%%
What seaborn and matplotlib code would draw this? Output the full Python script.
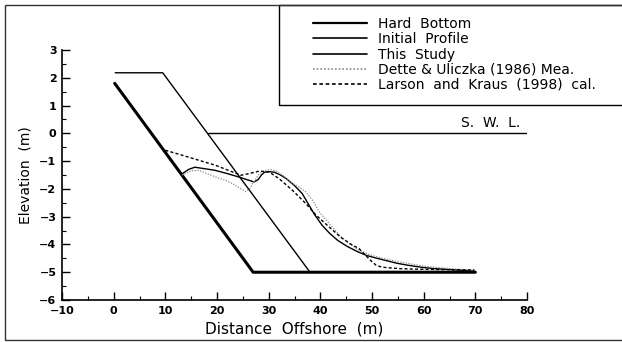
import numpy as np
import pandas as pd
import matplotlib
matplotlib.use("Agg")
import matplotlib.pyplot as plt
from matplotlib.patches import Rectangle
import seaborn as sns

# profile data (distance offshore m, elevation m)
hard_x = [0.2, 27.0, 70.0]
hard_y = [1.8, -5.0, -5.0]

init_x = [0.3, 9.5, 38.0, 70.0]
init_y = [2.18, 2.18, -5.0, -5.0]

swl_x = [18.3, 80.0]
swl_y = [0.0, 0.0]

study_x = [13.3, 14.5, 15.7, 17.5, 19.6, 22.0, 24.2, 26.0, 27.2, 28.0, 28.6, 29.2, 30.2, 31.1,
           32.3, 33.4, 35.0, 36.5, 37.7, 38.8, 40.3, 41.8, 43.4, 45.3, 47.2, 49.0, 51.0, 52.5,
           54.9, 57.0, 59.5, 62.0, 64.8, 67.5, 69.8]
study_y = [-1.45, -1.3, -1.22, -1.27, -1.33, -1.45, -1.57, -1.68, -1.75, -1.66, -1.5, -1.4, -1.38,
           -1.4, -1.5, -1.63, -1.88, -2.17, -2.55, -2.9, -3.3, -3.6, -3.86, -4.08, -4.26, -4.4,
           -4.5, -4.57, -4.68, -4.75, -4.82, -4.87, -4.9, -4.93, -4.96]

dette_x = [13.2, 13.9, 15.0, 16.5, 18.0, 19.7, 21.5, 23.0, 24.5, 25.6, 26.3, 26.9, 28.2, 29.5,
           30.3, 31.4, 33.0, 34.6, 36.0, 37.2, 38.5, 39.8, 41.7, 43.7, 45.5, 47.2, 49.0, 51.0,
           55.0, 60.0, 65.0, 70.0]
dette_y = [-1.5, -1.45, -1.35, -1.33, -1.45, -1.57, -1.68, -1.81, -1.98, -2.1, -2.0, -1.81,
           -1.45, -1.33, -1.3, -1.35, -1.55, -1.8, -1.95, -2.11, -2.41, -2.83, -3.24, -3.67,
           -3.95, -4.18, -4.33, -4.45, -4.62, -4.78, -4.87, -4.93]

larson_x = [10.0, 13.3, 16.5, 19.7, 23.0, 24.6, 26.2, 28.2, 30.1, 32.0, 34.6, 37.2, 39.2, 41.7,
            44.0, 46.0, 47.5, 48.9, 50.0, 50.8, 52.0, 55.3, 58.7, 61.8, 65.0, 69.8]
larson_y = [-0.61, -0.79, -0.97, -1.15, -1.39, -1.51, -1.45, -1.36, -1.39, -1.63, -2.05, -2.53,
            -2.95, -3.37, -3.75, -4.0, -4.15, -4.42, -4.62, -4.75, -4.82, -4.87, -4.89, -4.9,
            -4.91, -4.92]

labels = ["Hard  Bottom", "Initial  Profile", "This  Study",
          "Dette & Uliczka (1986) Mea.", "Larson  and  Kraus  (1998)  cal."]

sns.set_style("ticks")
plt.rcParams['font.family'] = ['DejaVu Sans']
plt.rcParams.update({"text.color": "black", "axes.labelcolor": "black",
                     "xtick.color": "black", "ytick.color": "black",
                     "axes.edgecolor": "black"})

fig = plt.figure(figsize=(6.22, 3.42), dpi=100)
ax = fig.add_axes([62 / 622, 1 - 300 / 342, (527 - 62) / 622, (300 - 50) / 342])

df_hard = pd.DataFrame({"x": hard_x, "y": hard_y})
df_init = pd.DataFrame({"x": init_x, "y": init_y})
df_study = pd.DataFrame({"x": study_x, "y": study_y})
df_dette = pd.DataFrame({"x": dette_x, "y": dette_y})
df_larson = pd.DataFrame({"x": larson_x, "y": larson_y})

sns.lineplot(data=df_init, x="x", y="y", sort=False, color="black", lw=1.0, ax=ax, label=labels[1])
sns.lineplot(data=df_hard, x="x", y="y", sort=False, color="black", lw=2.2, ax=ax, label=labels[0])
sns.lineplot(data=df_study, x="x", y="y", sort=False, color="black", lw=1.0, ax=ax, label=labels[2])
sns.lineplot(data=df_dette, x="x", y="y", sort=False, color="#8a8a8a", lw=0.9, ax=ax,
             label=labels[3], linestyle=(0, (1, 1.2)))
sns.lineplot(data=df_larson, x="x", y="y", sort=False, color="black", lw=1.0, ax=ax,
             label=labels[4], linestyle=(0, (2.2, 1.6)))
ax.plot(swl_x, swl_y, color="black", lw=1.0)
ax.text(78.6, 0.12, "S.  W.  L.", ha="right", va="bottom", fontsize=10)

ax.set_xlim(-10, 80)
ax.set_ylim(-6, 3)
ax.set_xticks(np.arange(-10, 81, 10))
ax.set_yticks(np.arange(-6, 4, 1))
ax.set_xticks(np.arange(-5, 80, 10), minor=True)
ax.set_yticks(np.arange(-5.5, 3, 1), minor=True)
ax.tick_params(which="major", direction="in", length=6, width=1, labelsize=8, pad=4)
ax.tick_params(which="minor", direction="in", length=3, width=0.8)
for t in ax.get_xticklabels() + ax.get_yticklabels():
    t.set_fontweight("bold")
ax.spines["top"].set_visible(False)
ax.spines["right"].set_visible(False)
ax.spines["left"].set_linewidth(1.2)
ax.spines["bottom"].set_linewidth(1.2)
ax.set_xlabel("Distance  Offshore  (m)", fontsize=11, labelpad=4)
ax.set_ylabel("Elevation  (m)", fontsize=10, labelpad=5)
ax.patch.set_alpha(0)

handles, labs = ax.get_legend_handles_labels()
order = [labs.index(l) for l in labels]
ax.get_legend().remove()
leg = fig.legend([handles[i] for i in order], [labs[i] for i in order],
                 loc="upper left", bbox_to_anchor=(313 / 622, 1 - 17 / 342),
                 fontsize=10, frameon=False, handlelength=3.9, handletextpad=0.8,
                 labelspacing=0.09, borderpad=0, borderaxespad=0)
for ln in leg.get_lines():
    ln.set_linewidth(1.2)
leg.get_lines()[0].set_linewidth(1.6)

# legend frame and outer page frame
fig.patches.append(Rectangle((279 / 622, 1 - 105 / 342), 0.6, 100 / 342, transform=fig.transFigure,
                             fill=False, edgecolor="black", lw=1.0))
fig.patches.append(Rectangle((5 / 622, 2 / 342), 1.2, 1 - 7 / 342, transform=fig.transFigure,
                             fill=False, edgecolor="#333333", lw=1.0))

fig.savefig("out.png", dpi=100)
%%
● **EXERCISE DETAILS**
Print the complete listing exactly, apart from any pictures.

● **SOLUTION**
What seaborn and matplotlib code would draw this? Output the full Python script.
import numpy as np
import pandas as pd
import matplotlib
matplotlib.use("Agg")
import matplotlib.pyplot as plt
from matplotlib.patches import Rectangle
import seaborn as sns

# profile data (distance offshore m, elevation m)
hard_x = [0.2, 27.0, 70.0]
hard_y = [1.8, -5.0, -5.0]

init_x = [0.3, 9.5, 38.0, 70.0]
init_y = [2.18, 2.18, -5.0, -5.0]

swl_x = [18.3, 80.0]
swl_y = [0.0, 0.0]

study_x = [13.3, 14.5, 15.7, 17.5, 19.6, 22.0, 24.2, 26.0, 27.2, 28.0, 28.6, 29.2, 30.2, 31.1,
           32.3, 33.4, 35.0, 36.5, 37.7, 38.8, 40.3, 41.8, 43.4, 45.3, 47.2, 49.0, 51.0, 52.5,
           54.9, 57.0, 59.5, 62.0, 64.8, 67.5, 69.8]
study_y = [-1.45, -1.3, -1.22, -1.27, -1.33, -1.45, -1.57, -1.68, -1.75, -1.66, -1.5, -1.4, -1.38,
           -1.4, -1.5, -1.63, -1.88, -2.17, -2.55, -2.9, -3.3, -3.6, -3.86, -4.08, -4.26, -4.4,
           -4.5, -4.57, -4.68, -4.75, -4.82, -4.87, -4.9, -4.93, -4.96]

dette_x = [13.2, 13.9, 15.0, 16.5, 18.0, 19.7, 21.5, 23.0, 24.5, 25.6, 26.3, 26.9, 28.2, 29.5,
           30.3, 31.4, 33.0, 34.6, 36.0, 37.2, 38.5, 39.8, 41.7, 43.7, 45.5, 47.2, 49.0, 51.0,
           55.0, 60.0, 65.0, 70.0]
dette_y = [-1.5, -1.45, -1.35, -1.33, -1.45, -1.57, -1.68, -1.81, -1.98, -2.1, -2.0, -1.81,
           -1.45, -1.33, -1.3, -1.35, -1.55, -1.8, -1.95, -2.11, -2.41, -2.83, -3.24, -3.67,
           -3.95, -4.18, -4.33, -4.45, -4.62, -4.78, -4.87, -4.93]

larson_x = [10.0, 13.3, 16.5, 19.7, 23.0, 24.6, 26.2, 28.2, 30.1, 32.0, 34.6, 37.2, 39.2, 41.7,
            44.0, 46.0, 47.5, 48.9, 50.0, 50.8, 52.0, 55.3, 58.7, 61.8, 65.0, 69.8]
larson_y = [-0.61, -0.79, -0.97, -1.15, -1.39, -1.51, -1.45, -1.36, -1.39, -1.63, -2.05, -2.53,
            -2.95, -3.37, -3.75, -4.0, -4.15, -4.42, -4.62, -4.75, -4.82, -4.87, -4.89, -4.9,
            -4.91, -4.92]

labels = ["Hard  Bottom", "Initial  Profile", "This  Study",
          "Dette & Uliczka (1986) Mea.", "Larson  and  Kraus  (1998)  cal."]

sns.set_style("ticks")
plt.rcParams['font.family'] = ['DejaVu Sans']
plt.rcParams.update({"text.color": "black", "axes.labelcolor": "black",
                     "xtick.color": "black", "ytick.color": "black",
                     "axes.edgecolor": "black"})

fig = plt.figure(figsize=(6.22, 3.42), dpi=100)
ax = fig.add_axes([62 / 622, 1 - 300 / 342, (527 - 62) / 622, (300 - 50) / 342])

df_hard = pd.DataFrame({"x": hard_x, "y": hard_y})
df_init = pd.DataFrame({"x": init_x, "y": init_y})
df_study = pd.DataFrame({"x": study_x, "y": study_y})
df_dette = pd.DataFrame({"x": dette_x, "y": dette_y})
df_larson = pd.DataFrame({"x": larson_x, "y": larson_y})

sns.lineplot(data=df_init, x="x", y="y", sort=False, color="black", lw=1.0, ax=ax, label=labels[1])
sns.lineplot(data=df_hard, x="x", y="y", sort=False, color="black", lw=2.2, ax=ax, label=labels[0])
sns.lineplot(data=df_study, x="x", y="y", sort=False, color="black", lw=1.0, ax=ax, label=labels[2])
sns.lineplot(data=df_dette, x="x", y="y", sort=False, color="#8a8a8a", lw=0.9, ax=ax,
             label=labels[3], linestyle=(0, (1, 1.2)))
sns.lineplot(data=df_larson, x="x", y="y", sort=False, color="black", lw=1.0, ax=ax,
             label=labels[4], linestyle=(0, (2.2, 1.6)))
ax.plot(swl_x, swl_y, color="black", lw=1.0)
ax.text(78.6, 0.12, "S.  W.  L.", ha="right", va="bottom", fontsize=10)

ax.set_xlim(-10, 80)
ax.set_ylim(-6, 3)
ax.set_xticks(np.arange(-10, 81, 10))
ax.set_yticks(np.arange(-6, 4, 1))
ax.set_xticks(np.arange(-5, 80, 10), minor=True)
ax.set_yticks(np.arange(-5.5, 3, 1), minor=True)
ax.tick_params(which="major", direction="in", length=6, width=1, labelsize=8, pad=4)
ax.tick_params(which="minor", direction="in", length=3, width=0.8)
for t in ax.get_xticklabels() + ax.get_yticklabels():
    t.set_fontweight("bold")
ax.spines["top"].set_visible(False)
ax.spines["right"].set_visible(False)
ax.spines["left"].set_linewidth(1.2)
ax.spines["bottom"].set_linewidth(1.2)
ax.set_xlabel("Distance  Offshore  (m)", fontsize=11, labelpad=4)
ax.set_ylabel("Elevation  (m)", fontsize=10, labelpad=5)
ax.patch.set_alpha(0)

handles, labs = ax.get_legend_handles_labels()
order = [labs.index(l) for l in labels]
ax.get_legend().remove()
leg = fig.legend([handles[i] for i in order], [labs[i] for i in order],
                 loc="upper left", bbox_to_anchor=(313 / 622, 1 - 17 / 342),
                 fontsize=10, frameon=False, handlelength=3.9, handletextpad=0.8,
                 labelspacing=0.09, borderpad=0, borderaxespad=0)
for ln in leg.get_lines():
    ln.set_linewidth(1.2)
leg.get_lines()[0].set_linewidth(1.6)

# legend frame and outer page frame
fig.patches.append(Rectangle((279 / 622, 1 - 105 / 342), 0.6, 100 / 342, transform=fig.transFigure,
                             fill=False, edgecolor="black", lw=1.0))
fig.patches.append(Rectangle((5 / 622, 2 / 342), 1.2, 1 - 7 / 342, transform=fig.transFigure,
                             fill=False, edgecolor="#333333", lw=1.0))

fig.savefig("out.png", dpi=100)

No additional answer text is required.